Ese día, nos reventamos de la risa. No podía leerles por las carcajadas que me produjo el relato. Duramos más de media hora riéndonos. En la siguiente clase, los estudiantes de décimo grado habían leído casi todo el libro. Fue extraño, pues tiene casi como setecientas páginas. No los obligué a leerlo. Me desprendí de los acartonados formatos escolares y me senté a contárselos en voz alta. En ese momento, aparecieron la literatura y la imaginación.

No usé la lectura como un deber. El placer inicial por las palabras, el gusto por la historia, por los personajes, la curiosidad y las carcajadas formaron parte de la lectura.

A ella llegamos como un acto subversivo, en contra de algo que dice: “no”. Dice no, pero el primer libro leído es el primer sí. Hace unos años, la escritora brasileña Adriana Lunardi me contó que la vez que le mencionó a su padre, en una cena, que quería escribir poesía, él le gritó que ¡no!

“Desde ese momento —me reveló Adriana—, todo fue no, hasta que publiqué mi primer libro. Ese fue mi primer sí”.

Cuando era niño, muchas veces prefería quedarme acostado leyendo en la cama que salir a jugar, en plenas vacaciones. Preocupadas, las madres de mis amigos le preguntaban a mi madre, que si estaba enfermo.

He sido profesor universitario por años. Aprendí que si los estudiantes se ríen cuando les narras un buen libro en voz alta, como sabían Aristóteles, Borges y Guillermo de Baskerville, manifiestan su crítica.

Un libro aburrido, una clase aburrida o un aburrido profesor de literatura no suelen formar lectores. O quién sabe. Pero a los libros se llega por las emociones, por la risa. Así que, lo mejor es sentarnos en una silla en medio del salón, leer y dejar que los oyentes asuman la actitud que quieran, por ejemplo, que sueñen o, incluso, que bostecen y se duerman. Algunos comenzarán a poner atención. Un lector infeliz, obligado a desentrañar el sentido de algo que desprecia, no será creativo, no podría serlo.

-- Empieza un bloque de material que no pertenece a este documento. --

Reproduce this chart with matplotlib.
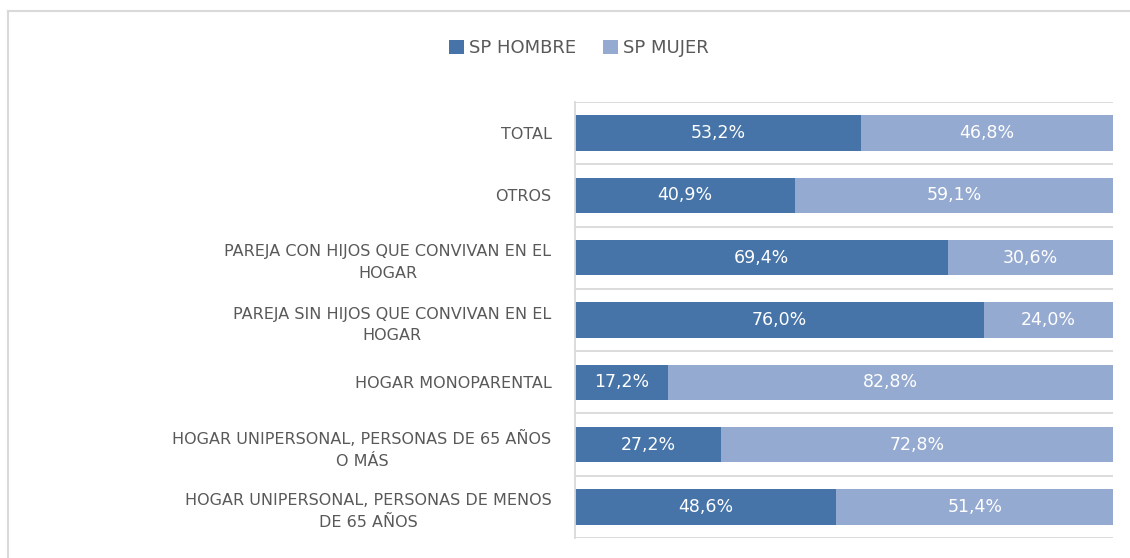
import matplotlib
matplotlib.use("Agg")
import matplotlib.pyplot as plt
from matplotlib.lines import Line2D
import numpy as np

plt.rcParams['font.family'] = ['DejaVu Sans']

categorias = [
    "TOTAL",
    "OTROS",
    "PAREJA CON HIJOS QUE CONVIVAN EN EL\nHOGAR",
    "PAREJA SIN HIJOS QUE CONVIVAN EN EL\nHOGAR",
    "HOGAR MONOPARENTAL",
    "HOGAR UNIPERSONAL, PERSONAS DE 65 AÑOS\nO MÁS",
    "HOGAR UNIPERSONAL, PERSONAS DE MENOS\nDE 65 AÑOS",
]
sp_hombre = [53.2, 40.9, 69.4, 76.0, 17.2, 27.2, 48.6]
sp_mujer = [46.8, 59.1, 30.6, 24.0, 82.8, 72.8, 51.4]
series = ["SP HOMBRE", "SP MUJER"]

c_hombre = "#4674A8"
c_mujer = "#95AAD1"
gris_txt = "#595959"
gris_lin = "#D9D9D9"

fig = plt.figure(figsize=(11.3, 5.58), dpi=100)
ax = fig.add_axes([575/1130, 1-538/558, (1113-575)/1130, (538-102)/558])

y = np.arange(len(categorias))
h = np.array(sp_hombre) / 100
m = np.array(sp_mujer) / 100
b1 = ax.barh(y, h, height=0.57, color=c_hombre, label=series[0])
b2 = ax.barh(y, m, left=h, height=0.57, color=c_mujer, label=series[1])

def fmt(v):
    return f"{v:.1f}%".replace(".", ",")

for i in range(len(categorias)):
    ax.text(h[i]/2, y[i], fmt(sp_hombre[i]), ha="center", va="center",
            color="white", fontsize=12.5)
    ax.text(h[i] + m[i]/2, y[i], fmt(sp_mujer[i]), ha="center", va="center",
            color="white", fontsize=12.5)

ax.set_xlim(0, 1)
ax.set_ylim(len(categorias) - 0.5, -0.5)
ax.set_yticks(y)
ax.set_yticklabels(categorias, fontsize=11.5, color=gris_txt,
                   multialignment="center", linespacing=1.55)
ax.tick_params(axis="y", length=0, pad=17)
ax.set_xticks([])
ax.set_yticks(np.arange(-0.5, len(categorias), 1), minor=True)
ax.tick_params(axis="y", which="minor", length=0)
ax.grid(axis="y", which="minor", color=gris_lin, lw=1.3)
ax.set_axisbelow(True)
for s in ["top", "right", "bottom"]:
    ax.spines[s].set_visible(False)
ax.spines["left"].set_color(gris_lin)
ax.spines["left"].set_linewidth(1.3)

fig.legend(handles=[b1, b2], labels=series, loc="center",
           bbox_to_anchor=(579/1130, 1-48/558), ncol=2, frameon=False,
           fontsize=13, labelcolor=gris_txt, handlelength=0.8, handleheight=0.8,
           handletextpad=0.3, columnspacing=1.5)

# borde del grafico
fig.add_artist(Line2D([8/1130, 8/1130], [0, 1-11/558], transform=fig.transFigure,
                      color=gris_lin, lw=1.5))
fig.add_artist(Line2D([8/1130, 1], [1-11/558, 1-11/558], transform=fig.transFigure,
                      color=gris_lin, lw=1.5))

fig.savefig("out.png", dpi=100)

Los lectores frecuentes intentan entender a las otras personas y tratan de imaginar el mundo de otras maneras. Leer nos permite cultivar la paciencia, que está ligada a la comprensión del otro. Nos hace reír, llorar o aterrorizarnos. No hay reglas. Leer también nos entretiene, nos permite evadirnos, imaginar otras cosas, ponernos en el lugar de los demás y tratar de comprenderlos. Por esas razones, de alguna manera, creo que la lectura nos transforma.